Looking back to my middle school years, I can distinctly remember obsessing over what my dream job would be.
I guess the notorious “What do you want to be when you grow up,” which adults just seem to be dying to ask unsuspecting kids, caught up with little me, who anticipated high school with the utmost gravity. In my mind, grade 9 being just around the corner meant that I was being propelled into the world of grown-ups. A world where you’re not only super cool, but you have the answer to that question straight away. And the answer is probably something cool, too.
So began my struggle to make sense of what I then didn’t know were adolescent misconceptions about dream jobs, grown-ups, and coolness in general. But the most interesting thing about the whole story, I think, was that moment in university when I came to realize this struggle with the concept of career, this burdening question of the dream job, was a shared one among my peers.
Yeah, I thought I was alone.
For one, I think that the competitive college environment, not to mention that annoying question we’re asked since childhood, drives us to obsess over the idea of a “dream job”, “dream career” and so on. Growing up in a very different world, we Millennials certainly don’t see the concept of a career the way our parents do. We don’t expect to land an out-of-this-world lifelong position that we’ll be enjoying until we’re ready to dive into our dream retirement or whatever. But we’re not seeing quite clearly either, because way too many of us think that working a dream job entails a dream life.
We think this because we’d like it to be true, but there’s absolutely no guarantee of that. Humans are creatures of fluid identities and conflicting personalities. What happens when you have to move to a megalopolis to work your dream job but you crave the quiet contemplation of the countryside? What happens when the price is spending less time with your family, or simply doing less and less of what you love in your free time? Are the compromises worth it? Where do you draw the line?
One of my best friends, a fierce and altogether badass lady, always stood out as the one who had it together. She had a clear vision, a path set out for herself long before the rest of us learned which way is up. She wanted to be a teacher since she was a kid (might have something to do with her parents being teachers, go figure) and she stuck to this dream, working devotedly towards it, all the way to college.
When she got her dream job at a high school in Seattle, things were great for a while, until it didn’t feel like the dream job anymore. She found her new dream job as an ESL teacher in China and loved it to the bone. She still talks about the job experience being amazing, but ultimately, it was China’s environmental issues, propelled by homesickness, that drove her all the way back across the ocean. If you’d ask her today, she would tell you that working as an ESL teacher in that same school in China would still have been her dream job – only if it managed to fit into the life she wanted.
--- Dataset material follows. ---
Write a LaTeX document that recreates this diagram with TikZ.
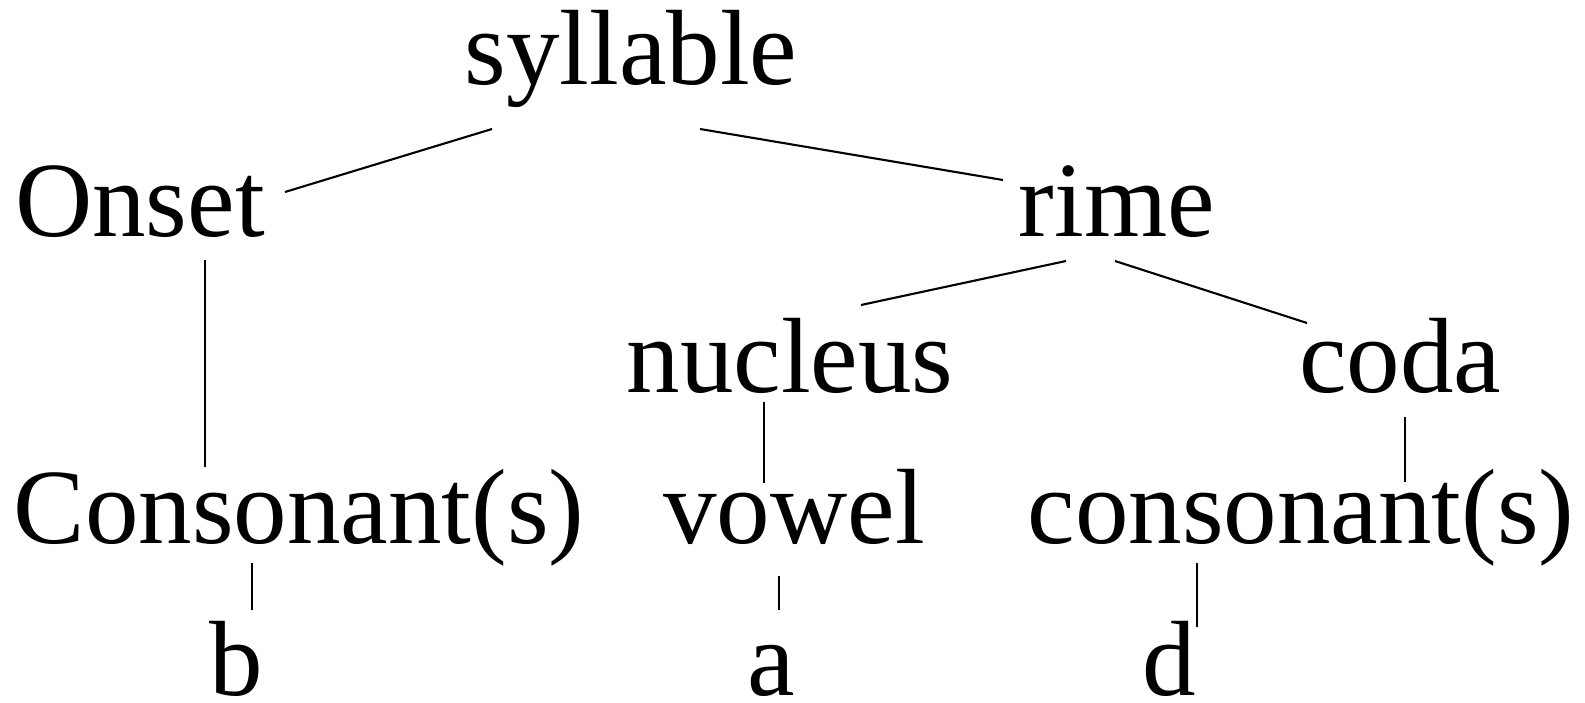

The truth is, although we work our jobs for a certain amount of time each day, we make our lives revolve around them. What if it was the other way around? Why shouldn’t our idea of a dream job alter and evolve along with us?
It makes sense that your idea of a dream job would be different when you’re a parent, for example – you’d want something more flexible to support your life with children, as what was once a dream job simply doesn’t fit into your lifestyle anymore. And I think there’s too much pressure, on both men and women, to uphold this idea of a dream career once they become parents, to show that they can “have it all” and that they haven’t given up on it despite having to take care of another human being.
With all this being said, I propose an idea. Before thinking about jobs at all, we invest ourselves mindfully into thinking about the lives we want. We reflect on our values, on our identities, on the things we like to do. And once we’ve looked inside long and hard, we go on to look at the people who are working what we currently perceive as our dream jobs. Is that person, and similar others, living the type of life you want to live?